Guide: Using Production-ready Inference Endpoints

Inference Endpoints offer a secure solution to deploy models from the Hub on dedicated and autoscaling infrastructure. @huggingface/inference also works with Inference Endpoints, making it very easy to switch between the two API services. The only change needed is how you create your inference instance.

import { HfInferenceEndpoint } from '@huggingface/inference';
// Create a new Hugging Face Inference instance
const endpointUrl = 'https://YOUR_ENDPOINT.endpoints.huggingface.cloud/gpt2';
const Hf = new HfInferenceEndpoint(
endpointUrl,
process.env.HUGGINGFACE_API_KEY,
);
// Rest of the code stays the same

Guide: Save to Database After Completion

It’s common to want to save the result of a completion to a database after streaming it back to the user. The HuggingFaceStream adapter accepts a couple of optional callbacks that can be used to do this.

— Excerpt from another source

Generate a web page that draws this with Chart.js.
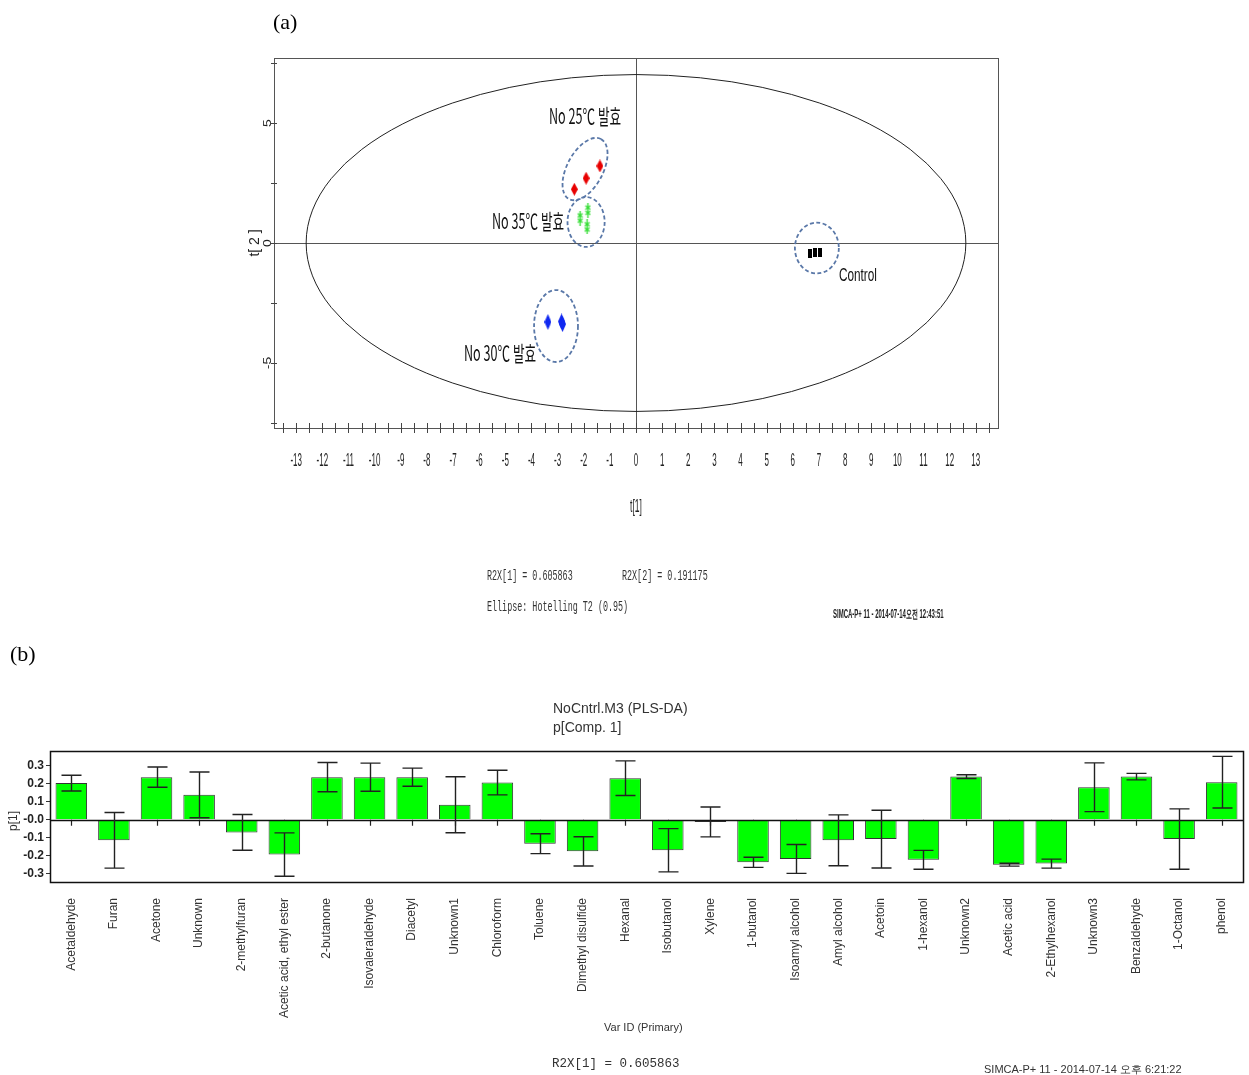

export async function POST(req: Request) {
// ...
// Convert the response into a friendly text-stream
const stream = HuggingFaceStream(response, {
onStart: async () => {
// This callback is called when the stream starts
// You can use this to save the prompt to your database
await savePromptToDatabase(prompt);
},
onToken: async (token: string) => {
// This callback is called for each token in the stream
// You can use this to debug the stream or save the tokens to your database
console.log(token);
},
onCompletion: async (completion: string) => {
// This callback is called when the stream completes
// You can use this to save the final completion to your database
await saveCompletionToDatabase(completion);
},
});
// Respond with the stream
return new StreamingTextResponse(stream);
}